• Requirement:
Retype the lines beneath this one, from the first through the line containing "psi_edges = np.round(np.linspace(-1.6, 1.6, 51), 4)". Pictures are left out.

Supplied data start

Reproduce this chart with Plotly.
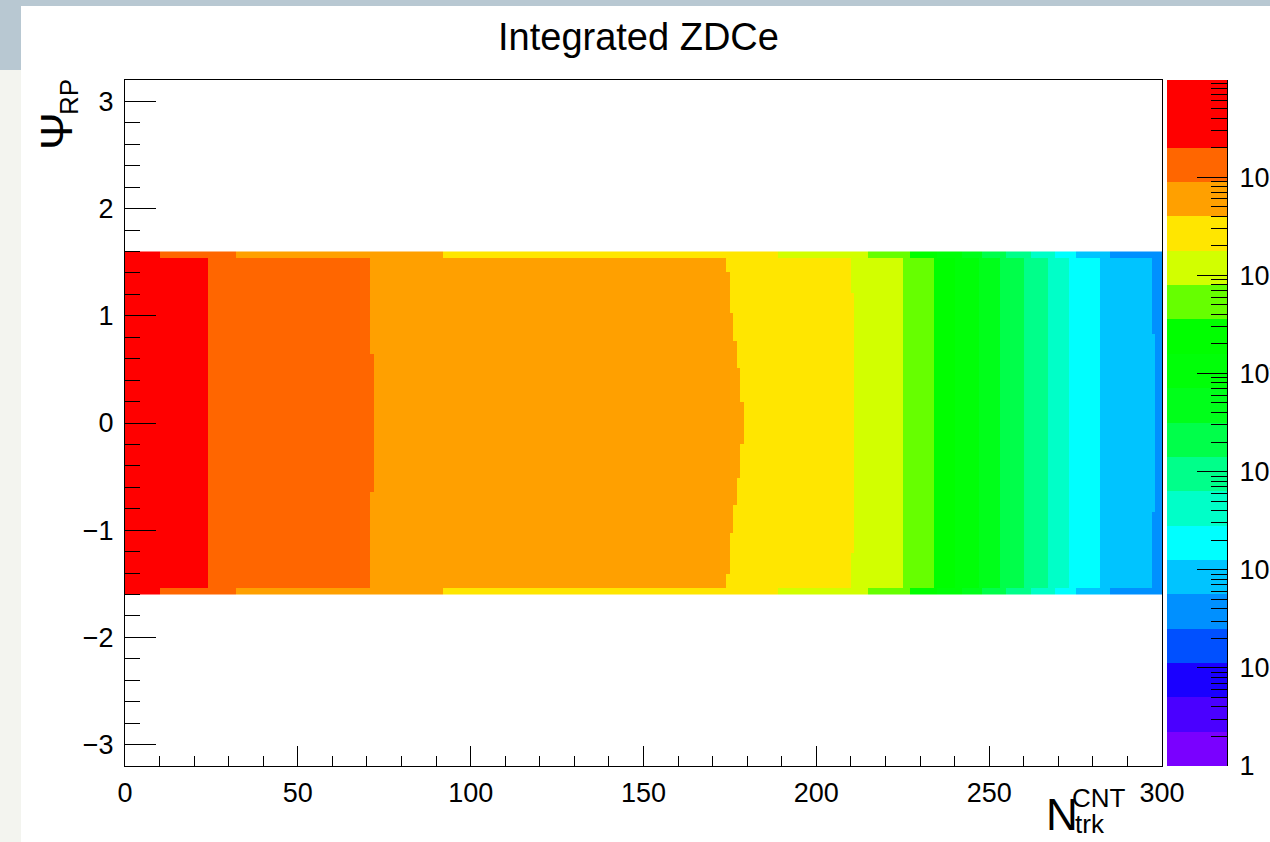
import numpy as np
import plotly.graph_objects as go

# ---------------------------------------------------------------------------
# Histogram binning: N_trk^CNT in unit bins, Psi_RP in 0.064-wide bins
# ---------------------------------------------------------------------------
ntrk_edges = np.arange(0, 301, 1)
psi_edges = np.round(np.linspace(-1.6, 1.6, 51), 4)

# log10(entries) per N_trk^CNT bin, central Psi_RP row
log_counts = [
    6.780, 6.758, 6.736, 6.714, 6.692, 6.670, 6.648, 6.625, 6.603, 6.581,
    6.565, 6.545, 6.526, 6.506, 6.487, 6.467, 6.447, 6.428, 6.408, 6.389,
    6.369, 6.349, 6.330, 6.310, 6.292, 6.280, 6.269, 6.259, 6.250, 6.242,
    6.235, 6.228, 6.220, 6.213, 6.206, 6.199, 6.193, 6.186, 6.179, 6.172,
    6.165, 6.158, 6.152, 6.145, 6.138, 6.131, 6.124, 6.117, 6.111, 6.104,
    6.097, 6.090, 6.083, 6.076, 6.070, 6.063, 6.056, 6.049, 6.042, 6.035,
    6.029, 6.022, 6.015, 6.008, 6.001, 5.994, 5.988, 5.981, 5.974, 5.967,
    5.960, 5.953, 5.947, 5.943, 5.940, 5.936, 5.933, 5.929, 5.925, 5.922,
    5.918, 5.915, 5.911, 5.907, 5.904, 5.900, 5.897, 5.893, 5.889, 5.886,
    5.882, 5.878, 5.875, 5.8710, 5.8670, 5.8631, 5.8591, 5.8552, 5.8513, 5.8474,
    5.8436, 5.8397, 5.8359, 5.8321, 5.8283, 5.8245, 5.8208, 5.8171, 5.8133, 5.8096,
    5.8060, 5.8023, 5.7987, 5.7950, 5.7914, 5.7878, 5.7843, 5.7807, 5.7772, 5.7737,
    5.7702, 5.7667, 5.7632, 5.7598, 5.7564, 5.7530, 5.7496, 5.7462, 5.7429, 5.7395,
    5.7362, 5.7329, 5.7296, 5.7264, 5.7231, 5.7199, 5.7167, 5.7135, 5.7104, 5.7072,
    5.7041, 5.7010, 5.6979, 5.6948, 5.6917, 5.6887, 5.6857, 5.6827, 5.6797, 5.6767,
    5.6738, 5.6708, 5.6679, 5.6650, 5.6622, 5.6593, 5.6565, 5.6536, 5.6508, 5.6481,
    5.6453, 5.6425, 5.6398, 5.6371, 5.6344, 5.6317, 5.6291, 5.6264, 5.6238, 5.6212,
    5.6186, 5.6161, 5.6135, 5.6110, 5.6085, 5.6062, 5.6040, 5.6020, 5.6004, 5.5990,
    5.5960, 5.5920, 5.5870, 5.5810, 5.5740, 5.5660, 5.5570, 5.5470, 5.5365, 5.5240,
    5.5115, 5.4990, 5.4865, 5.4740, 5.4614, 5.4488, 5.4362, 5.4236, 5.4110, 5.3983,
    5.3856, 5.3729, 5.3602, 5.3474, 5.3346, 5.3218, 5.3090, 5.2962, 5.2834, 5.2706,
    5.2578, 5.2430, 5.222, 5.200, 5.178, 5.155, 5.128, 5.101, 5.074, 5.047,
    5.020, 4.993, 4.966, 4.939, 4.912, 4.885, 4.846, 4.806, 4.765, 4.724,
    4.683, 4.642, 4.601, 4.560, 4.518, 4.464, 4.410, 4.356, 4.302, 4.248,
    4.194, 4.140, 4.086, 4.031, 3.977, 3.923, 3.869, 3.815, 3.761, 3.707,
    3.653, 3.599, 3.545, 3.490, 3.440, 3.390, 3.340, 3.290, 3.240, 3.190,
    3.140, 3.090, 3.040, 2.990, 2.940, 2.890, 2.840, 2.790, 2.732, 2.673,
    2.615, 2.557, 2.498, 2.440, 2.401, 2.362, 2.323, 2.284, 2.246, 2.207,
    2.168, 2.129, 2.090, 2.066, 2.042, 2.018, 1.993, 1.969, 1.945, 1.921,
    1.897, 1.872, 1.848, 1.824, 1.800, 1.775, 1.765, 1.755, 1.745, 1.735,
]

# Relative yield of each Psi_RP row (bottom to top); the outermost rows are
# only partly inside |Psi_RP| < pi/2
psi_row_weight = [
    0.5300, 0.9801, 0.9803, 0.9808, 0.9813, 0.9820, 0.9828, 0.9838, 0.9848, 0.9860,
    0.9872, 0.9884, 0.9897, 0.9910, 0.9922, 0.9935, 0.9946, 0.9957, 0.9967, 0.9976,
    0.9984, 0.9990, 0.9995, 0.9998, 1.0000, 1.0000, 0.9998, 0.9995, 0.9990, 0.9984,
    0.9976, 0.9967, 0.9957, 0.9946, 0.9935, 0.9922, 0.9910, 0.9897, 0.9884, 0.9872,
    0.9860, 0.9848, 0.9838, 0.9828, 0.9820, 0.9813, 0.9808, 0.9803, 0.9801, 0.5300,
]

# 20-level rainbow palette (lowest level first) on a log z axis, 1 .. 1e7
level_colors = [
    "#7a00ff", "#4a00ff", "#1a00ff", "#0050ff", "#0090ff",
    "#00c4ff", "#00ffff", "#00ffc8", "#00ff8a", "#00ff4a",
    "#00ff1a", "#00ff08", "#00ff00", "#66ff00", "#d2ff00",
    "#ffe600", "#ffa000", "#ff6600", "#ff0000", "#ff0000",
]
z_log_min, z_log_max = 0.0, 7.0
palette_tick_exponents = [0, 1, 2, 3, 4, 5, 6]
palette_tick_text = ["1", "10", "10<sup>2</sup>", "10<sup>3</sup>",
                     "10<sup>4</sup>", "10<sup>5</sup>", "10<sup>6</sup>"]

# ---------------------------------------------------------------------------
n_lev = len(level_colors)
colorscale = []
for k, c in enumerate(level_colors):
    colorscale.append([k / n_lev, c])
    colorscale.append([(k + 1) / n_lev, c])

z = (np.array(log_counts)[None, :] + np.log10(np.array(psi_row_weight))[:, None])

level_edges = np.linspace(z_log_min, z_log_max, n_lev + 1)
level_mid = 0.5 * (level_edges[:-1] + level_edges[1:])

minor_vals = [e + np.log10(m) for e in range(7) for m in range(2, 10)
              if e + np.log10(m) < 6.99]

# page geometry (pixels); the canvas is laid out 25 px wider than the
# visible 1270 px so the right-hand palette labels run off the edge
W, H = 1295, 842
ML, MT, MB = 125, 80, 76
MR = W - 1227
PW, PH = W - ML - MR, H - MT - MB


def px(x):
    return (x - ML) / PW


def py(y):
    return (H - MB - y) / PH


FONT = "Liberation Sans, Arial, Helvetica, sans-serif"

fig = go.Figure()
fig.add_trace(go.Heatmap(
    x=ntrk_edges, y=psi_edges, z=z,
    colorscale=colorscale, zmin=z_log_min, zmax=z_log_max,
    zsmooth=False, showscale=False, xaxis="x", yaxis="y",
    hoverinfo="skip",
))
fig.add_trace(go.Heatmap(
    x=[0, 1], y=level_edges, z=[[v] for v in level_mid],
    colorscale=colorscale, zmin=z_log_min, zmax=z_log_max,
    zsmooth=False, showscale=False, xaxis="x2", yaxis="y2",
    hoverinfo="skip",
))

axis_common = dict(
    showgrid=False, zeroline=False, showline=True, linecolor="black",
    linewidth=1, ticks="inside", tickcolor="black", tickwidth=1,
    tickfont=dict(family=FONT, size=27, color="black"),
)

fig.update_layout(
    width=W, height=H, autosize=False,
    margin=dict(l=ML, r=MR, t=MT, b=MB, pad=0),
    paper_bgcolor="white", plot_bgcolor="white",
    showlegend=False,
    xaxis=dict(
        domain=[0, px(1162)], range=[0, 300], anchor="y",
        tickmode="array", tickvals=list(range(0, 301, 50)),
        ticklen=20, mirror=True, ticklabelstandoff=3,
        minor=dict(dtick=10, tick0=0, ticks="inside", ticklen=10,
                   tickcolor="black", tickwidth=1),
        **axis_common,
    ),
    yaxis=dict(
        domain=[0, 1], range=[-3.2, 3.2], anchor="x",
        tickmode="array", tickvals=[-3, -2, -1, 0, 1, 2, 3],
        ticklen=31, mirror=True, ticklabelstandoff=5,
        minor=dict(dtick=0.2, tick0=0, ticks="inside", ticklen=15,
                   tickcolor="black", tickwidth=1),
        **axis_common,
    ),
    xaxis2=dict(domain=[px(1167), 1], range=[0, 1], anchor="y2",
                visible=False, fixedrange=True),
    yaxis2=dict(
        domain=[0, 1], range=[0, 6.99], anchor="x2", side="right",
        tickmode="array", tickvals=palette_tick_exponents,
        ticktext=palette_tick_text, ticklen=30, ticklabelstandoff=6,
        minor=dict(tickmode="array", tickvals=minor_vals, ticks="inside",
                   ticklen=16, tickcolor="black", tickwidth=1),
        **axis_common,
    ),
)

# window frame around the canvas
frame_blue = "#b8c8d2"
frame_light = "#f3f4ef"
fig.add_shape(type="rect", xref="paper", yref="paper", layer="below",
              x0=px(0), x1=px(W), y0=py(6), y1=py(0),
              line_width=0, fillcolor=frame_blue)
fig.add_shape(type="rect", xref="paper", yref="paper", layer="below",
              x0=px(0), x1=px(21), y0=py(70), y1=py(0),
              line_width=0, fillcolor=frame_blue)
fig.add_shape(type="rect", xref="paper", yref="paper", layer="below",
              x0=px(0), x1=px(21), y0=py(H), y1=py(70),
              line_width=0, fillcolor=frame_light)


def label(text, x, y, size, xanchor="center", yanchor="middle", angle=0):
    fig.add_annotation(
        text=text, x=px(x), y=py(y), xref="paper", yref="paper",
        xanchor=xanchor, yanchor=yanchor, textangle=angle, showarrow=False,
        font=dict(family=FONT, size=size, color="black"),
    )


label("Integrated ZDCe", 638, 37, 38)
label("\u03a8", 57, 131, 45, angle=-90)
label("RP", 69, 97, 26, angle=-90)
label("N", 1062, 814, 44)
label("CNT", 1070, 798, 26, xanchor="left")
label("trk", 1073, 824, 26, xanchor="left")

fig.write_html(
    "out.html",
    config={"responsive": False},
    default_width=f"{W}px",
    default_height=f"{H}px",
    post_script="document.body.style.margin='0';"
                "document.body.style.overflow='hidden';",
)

Supplied data end

• Completed exercise:
Reproduce this chart with Plotly.
import numpy as np
import plotly.graph_objects as go

# ---------------------------------------------------------------------------
# Histogram binning: N_trk^CNT in unit bins, Psi_RP in 0.064-wide bins
# ---------------------------------------------------------------------------
ntrk_edges = np.arange(0, 301, 1)
psi_edges = np.round(np.linspace(-1.6, 1.6, 51), 4)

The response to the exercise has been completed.